------ Supplied material ------

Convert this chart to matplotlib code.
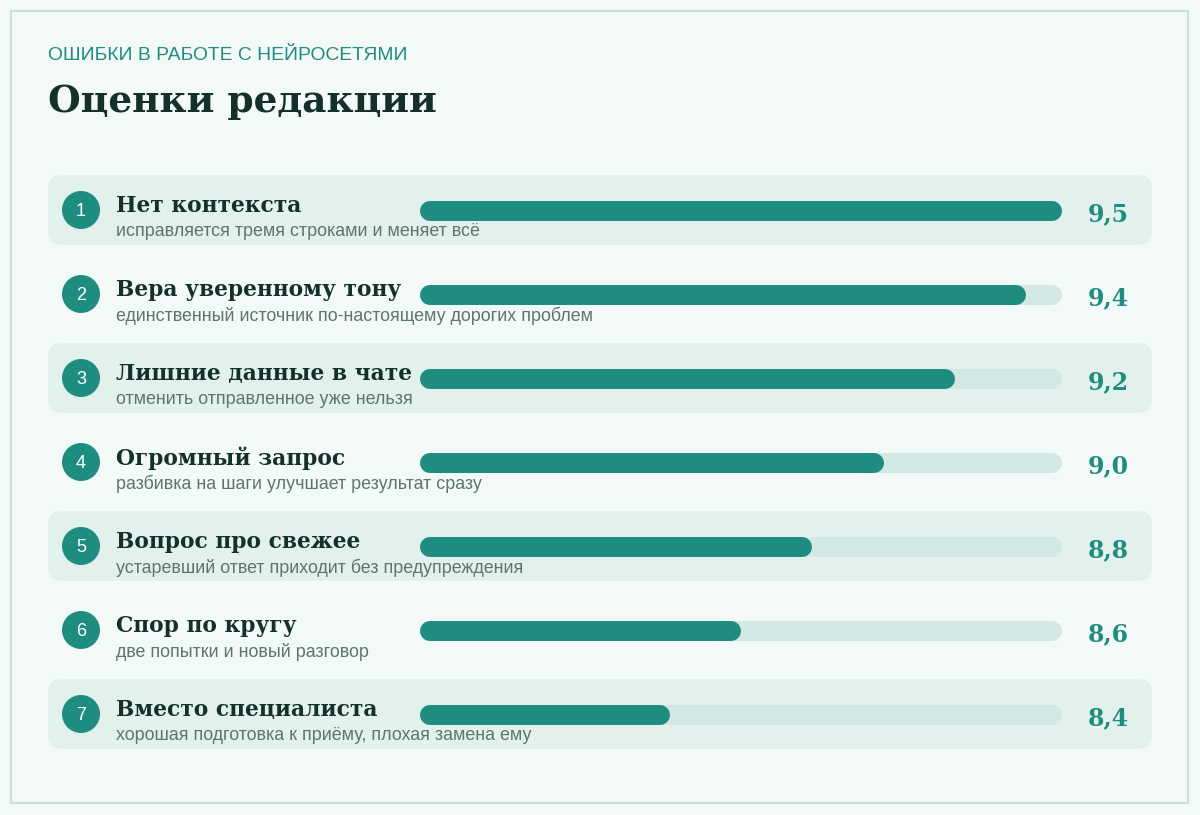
import matplotlib
matplotlib.use("Agg")
import matplotlib.pyplot as plt
from matplotlib.patches import FancyBboxPatch, Circle, Rectangle

kicker = "ОШИБКИ В РАБОТЕ С НЕЙРОСЕТЯМИ"
title = "Оценки редакции"
names = ["Нет контекста", "Вера уверенному тону", "Лишние данные в чате",
         "Огромный запрос", "Вопрос про свежее", "Спор по кругу", "Вместо специалиста"]
notes = ["исправляется тремя строками и меняет всё",
         "единственный источник по-настоящему дорогих проблем",
         "отменить отправленное уже нельзя",
         "разбивка на шаги улучшает результат сразу",
         "устаревший ответ приходит без предупреждения",
         "две попытки и новый разговор",
         "хорошая подготовка к приёму, плохая замена ему"]
scores = [9.5, 9.4, 9.2, 9.0, 8.8, 8.6, 8.4]
labels = ["9,5", "9,4", "9,2", "9,0", "8,8", "8,6", "8,4"]

BG = "#f3f9f7"; BAND = "#e2f1ec"; BAR = "#1f8c80"; TRACK = "#d3e8e4"
DARK = "#14302a"; GREY = "#5f7470"; TEAL = "#1f8c80"
SERIF = ["DejaVu Serif"]
SANS = ["Liberation Sans", "DejaVu Sans"]

W, H = 1200, 815
fig = plt.figure(figsize=(12, 8.15), dpi=100, facecolor=BG)
bg = fig.add_axes([0, 0, 1, 1])
bg.set_xlim(0, W); bg.set_ylim(H, 0); bg.axis("off")
bg.add_patch(Rectangle((11, 11), 1177, 792, fill=False, ec="#c9e0da", lw=1.5))
bg.text(48, 56, kicker, color=TEAL, fontsize=13.9, va="center", family=SANS)
bg.text(48, 101, title, color=DARK, fontsize=27, fontweight="bold", va="center", family=SERIF)

y0, step = 210, 84
for i, (n, nt, lab) in enumerate(zip(names, notes, labels)):
    yc = y0 + i * step
    if i % 2 == 0:
        bg.add_patch(FancyBboxPatch((48, yc - 35), 1104, 70,
                     boxstyle="round,pad=0,rounding_size=14", fc=BAND, ec="none"))
    bg.add_patch(Circle((81, yc), 19, fc=BAR, ec="none"))
    bg.text(81, yc + 1, str(i + 1), color="white", fontsize=13, ha="center", va="center",
            family=SANS)
    bg.text(116, yc - 4, n, color=DARK, fontsize=15.7, fontweight="bold", va="center", family=SERIF)
    bg.text(116, yc + 22, nt, color=GREY, fontsize=12.9, va="center", family=SANS)
    bg.text(1108, yc + 4, lab, color=TEAL, fontsize=17, fontweight="bold", ha="center",
            va="center", family=SERIF)

# bar axes: cap centres at 430 .. 1052 px
ax = fig.add_axes([430 / W, 0, (1052 - 430) / W, 1])
ax.set_xlim(7.755, 9.5)
ax.set_ylim(H, 0)
ax.axis("off")
ax.patch.set_alpha(0)
lw = 20 * 72 / 100
for i, s in enumerate(scores):
    yc = y0 + 1 + i * step
    ax.plot([7.755, 9.5], [yc, yc], color=TRACK, lw=lw, solid_capstyle="round", clip_on=False)
    ax.plot([7.755, s], [yc, yc], color=BAR, lw=lw, solid_capstyle="round", clip_on=False)

fig.savefig("out.png", dpi=100, facecolor=BG)
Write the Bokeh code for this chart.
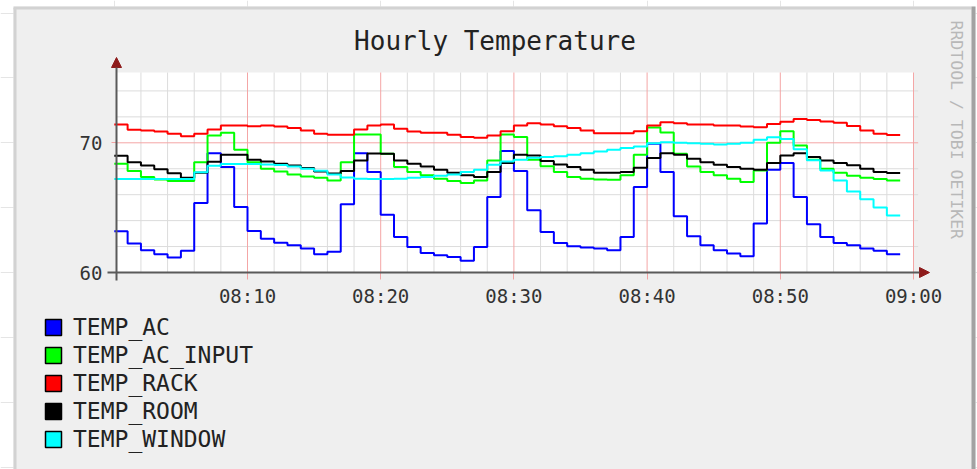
import numpy as np
from bokeh.plotting import figure
from bokeh.models import (Range1d, FixedTicker, Arrow, NormalHead, Label,
                          Legend, LegendItem, LinearAxis)
from bokeh.embed import file_html
from bokeh.resources import INLINE

# one sample per minute, minute offset from 08:00 (value covers [m, m+1))
minutes = list(range(59))

temp_ac = [63.18, 62.23, 61.72, 61.41, 61.15, 61.67, 65.36, 69.20, 68.13, 65.05,
           63.20, 62.60, 62.30, 62.10, 61.85, 61.41, 61.60, 65.26, 69.20, 67.74,
           64.46, 62.74, 61.97, 61.51, 61.33, 61.20, 60.90, 61.97, 65.82, 69.36,
           67.82, 64.80, 63.13, 62.28, 62.03, 61.92, 61.85, 61.72, 62.74, 66.59,
           69.92, 67.74, 64.33, 62.79, 62.10, 61.72, 61.46, 61.26, 63.77, 67.92,
           68.44, 65.82, 63.72, 62.74, 62.28, 62.10, 61.85, 61.67, 61.41]

temp_ac_input = [68.38, 67.82, 67.36, 67.18, 67.05, 67.05, 68.51, 70.56, 70.77, 69.46,
                 68.51, 68.00, 67.79, 67.56, 67.41, 67.31, 67.10, 68.51, 70.64, 70.64,
                 69.15, 68.13, 67.74, 67.49, 67.23, 67.05, 66.90, 67.10, 68.64, 70.64,
                 70.44, 68.70, 68.20, 67.74, 67.36, 67.23, 67.18, 67.15, 67.49, 69.08,
                 71.18, 70.80, 69.15, 68.18, 67.74, 67.49, 67.23, 66.97, 67.87, 70.00,
                 70.90, 69.80, 68.70, 68.00, 67.70, 67.45, 67.30, 67.20, 67.10]

temp_rack = [71.41, 71.00, 70.95, 70.87, 70.69, 70.51, 70.69, 71.03, 71.33, 71.33,
             71.28, 71.33, 71.26, 71.15, 70.95, 70.69, 70.62, 70.62, 71.03, 71.33,
             71.41, 71.08, 70.87, 70.77, 70.77, 70.62, 70.44, 70.38, 70.56, 70.90,
             71.33, 71.51, 71.41, 71.28, 71.15, 70.95, 70.74, 70.74, 70.74, 70.90,
             71.33, 71.59, 71.51, 71.41, 71.41, 71.33, 71.33, 71.26, 71.20, 71.45,
             71.62, 71.83, 71.75, 71.64, 71.55, 71.30, 70.95, 70.69, 70.60]

temp_room = [69.00, 68.50, 68.25, 67.96, 67.65, 67.30, 67.70, 68.53, 69.07, 69.07,
             68.70, 68.56, 68.38, 68.25, 68.05, 67.78, 67.63, 67.82, 68.63, 69.17,
             69.15, 68.64, 68.38, 68.18, 67.92, 67.70, 67.49, 67.36, 67.74, 68.44,
             69.08, 69.03, 68.59, 68.33, 68.13, 67.92, 67.69, 67.69, 67.74, 68.08,
             68.82, 69.20, 69.08, 68.77, 68.51, 68.31, 68.13, 68.00, 67.92, 68.44,
             69.03, 69.20, 68.90, 68.64, 68.44, 68.26, 68.00, 67.74, 67.67]

temp_window = [67.20, 67.20, 67.20, 67.20, 67.20, 67.20, 67.72, 68.23, 68.36, 68.36,
               68.36, 68.33, 68.28, 68.18, 68.00, 67.85, 67.55, 67.32, 67.22, 67.20,
               67.20, 67.23, 67.30, 67.36, 67.45, 67.56, 67.74, 67.92, 68.30, 68.55,
               68.70, 68.85, 68.90, 68.97, 69.08, 69.20, 69.33, 69.46, 69.59, 69.72,
               69.97, 70.05, 70.00, 69.97, 69.92, 69.87, 69.92, 70.00, 70.23, 70.42,
               70.30, 69.50, 68.65, 67.86, 67.10, 66.25, 65.65, 65.02, 64.40]

series_names = ["TEMP_AC", "TEMP_AC_INPUT", "TEMP_RACK", "TEMP_ROOM", "TEMP_WINDOW"]
series_values = [temp_ac, temp_ac_input, temp_rack, temp_room, temp_window]
series_colors = ["#0000FF", "#00FF00", "#FF0000", "#000000", "#00FFFF"]

x_ticks = [10, 20, 30, 40, 50, 60]
x_tick_labels = ["08:10", "08:20", "08:30", "08:40", "08:50", "09:00"]
x_minor = [2, 4, 6, 8, 12, 14, 16, 18, 22, 24, 26, 28, 32, 34, 36, 38,
           42, 44, 46, 48, 52, 54, 56, 58]
y_ticks = [60, 70]
y_minor = [62, 64, 66, 68, 72, 74]

title_text = "Hourly Temperature"
side_text = "RRDTOOL / TOBI OETIKER"

MONO = "DejaVu Sans Mono"
W, H = 977, 469

# pixel <-> data helpers (layout only)
X0, SX = 113.8, 13.32      # canvas x of 08:00, px per minute
Y60, SY = 272.0, 12.97     # canvas y of 60 degrees, px per degree


def px_x(px):
    return (px - X0) / SX


def px_y(py):
    return 60 + (Y60 - py) / SY


x_lo, x_hi = px_x(116), 60.0
y_lo, y_hi = 60.0, px_y(72)

p = figure(width=W, height=H,
           x_range=Range1d(px_x(0), px_x(W)), y_range=Range1d(px_y(H), px_y(0)),
           toolbar_location=None, output_backend="svg",
           x_axis_location=None, y_axis_location=None,
           min_border=0, background_fill_color="white",
           border_fill_color="white", outline_line_color=None)

# gray panel with frame
p.quad(left=[px_x(13)], right=[px_x(975)], top=[px_y(6)], bottom=[px_y(H + 10)],
       fill_color="#EFEFEF", line_color=None)
p.segment(x0=[px_x(14.5), px_x(13)], y0=[px_y(H + 10), px_y(7.5)],
          x1=[px_x(14.5), px_x(971)], y1=[px_y(7.5), px_y(7.5)],
          line_color="#D2D2D2", line_width=3)
p.segment(x0=[px_x(973)], y0=[px_y(H + 10)], x1=[px_x(973)], y1=[px_y(6)],
          line_color="#A2A2A2", line_width=4)

# plot area
p.quad(left=[x_lo], right=[x_hi], top=[y_hi], bottom=[y_lo],
       fill_color="white", line_color=None)

# grid lines
p.segment(x0=x_minor, y0=[y_lo] * len(x_minor), x1=x_minor, y1=[y_hi] * len(x_minor),
          line_color="#DCDCDC", line_width=1)
p.segment(x0=[x_lo] * len(y_minor), y0=y_minor, x1=[x_hi + 0.35] * len(y_minor), y1=y_minor,
          line_color="#DCDCDC", line_width=1)
p.segment(x0=x_ticks, y0=[y_lo] * len(x_ticks), x1=x_ticks, y1=[y_hi] * len(x_ticks),
          line_color="#F4A6A6", line_width=1)
p.segment(x0=[x_lo] * len(y_ticks), y0=y_ticks, x1=[x_hi + 0.35] * len(y_ticks), y1=y_ticks,
          line_color="#F4A6A6", line_width=1)

# axes (drawn at fixed positions)
xaxis = LinearAxis(fixed_location=60, ticker=FixedTicker(ticks=x_ticks),
                   major_label_overrides={t: l for t, l in zip(x_ticks, x_tick_labels)})
yaxis = LinearAxis(fixed_location=x_lo, ticker=FixedTicker(ticks=y_ticks))
for ax in (xaxis, yaxis):
    ax.axis_line_color = None
    ax.major_tick_line_color = "#F3A3A3"
    ax.major_tick_in = 0
    ax.minor_tick_line_color = None
    ax.major_label_text_font = MONO
    ax.major_label_text_font_size = "19px"
    ax.major_label_text_color = "#333333"
xaxis.major_tick_out = 7
xaxis.major_label_standoff = 5
yaxis.major_tick_out = 5
yaxis.major_label_standoff = 9
p.add_layout(xaxis, "below")
p.add_layout(yaxis, "left")

# data lines (step, value held for one minute)
for vals, col in zip(series_values, series_colors):
    xs = minutes + [minutes[-1] + 1]
    ys = vals + [vals[-1]]
    p.step(xs, ys, mode="after", line_color=col, line_width=2)

# axis lines with arrow heads
head_col = "#8E1B1B"
p.add_layout(Arrow(end=NormalHead(size=10, fill_color=head_col, line_color=head_col),
                   x_start=x_lo, y_start=px_y(280), x_end=x_lo, y_end=px_y(57),
                   line_color="#5A5A5A", line_width=2))
p.add_layout(Arrow(end=NormalHead(size=10, fill_color=head_col, line_color=head_col),
                   x_start=px_x(107), y_start=60, x_end=px_x(929), y_end=60,
                   line_color="#5A5A5A", line_width=2))

# legend with filled boxes (legend-only renderers, no visible marks)
items = []
for name, col in zip(series_names, series_colors):
    r = p.quad(left=[np.nan], right=[np.nan], top=[np.nan], bottom=[np.nan],
               fill_color=col, line_color="black", line_width=1.5)
    items.append(LegendItem(label=name, renderers=[r]))
legend = Legend(items=items, location=(43, 17), orientation="vertical",
                glyph_width=20, glyph_height=20, label_height=20, spacing=2,
                padding=0, margin=0, label_standoff=10,
                border_line_color=None, background_fill_alpha=0,
                label_text_font=MONO, label_text_font_size="23px",
                label_text_color="#222222")
p.add_layout(legend)

# title and side text
p.add_layout(Label(x=px_x(494.5), y=px_y(40), text=title_text,
                   text_align="center", text_baseline="middle",
                   text_font=MONO, text_font_size="26px", text_color="#222222"))
p.add_layout(Label(x=px_x(956), y=px_y(20), text=side_text,
                   angle=-np.pi / 2, text_align="left", text_baseline="middle",
                   text_font=MONO, text_font_size="16.5px", text_color="#B8B8B8"))

open("out.html", "w").write(file_html(p, INLINE))
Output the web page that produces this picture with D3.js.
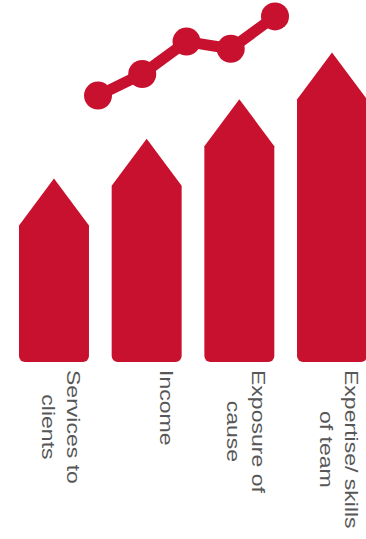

------

In the listing above, find the line containing "Write the Bokeh code for this chart." and the line containing "minutes = list(range(59))", then return both of them and every line between, exactly, without pictures.

● **Full answer**:
Write the Bokeh code for this chart.
import numpy as np
from bokeh.plotting import figure
from bokeh.models import (Range1d, FixedTicker, Arrow, NormalHead, Label,
                          Legend, LegendItem, LinearAxis)
from bokeh.embed import file_html
from bokeh.resources import INLINE

# one sample per minute, minute offset from 08:00 (value covers [m, m+1))
minutes = list(range(59))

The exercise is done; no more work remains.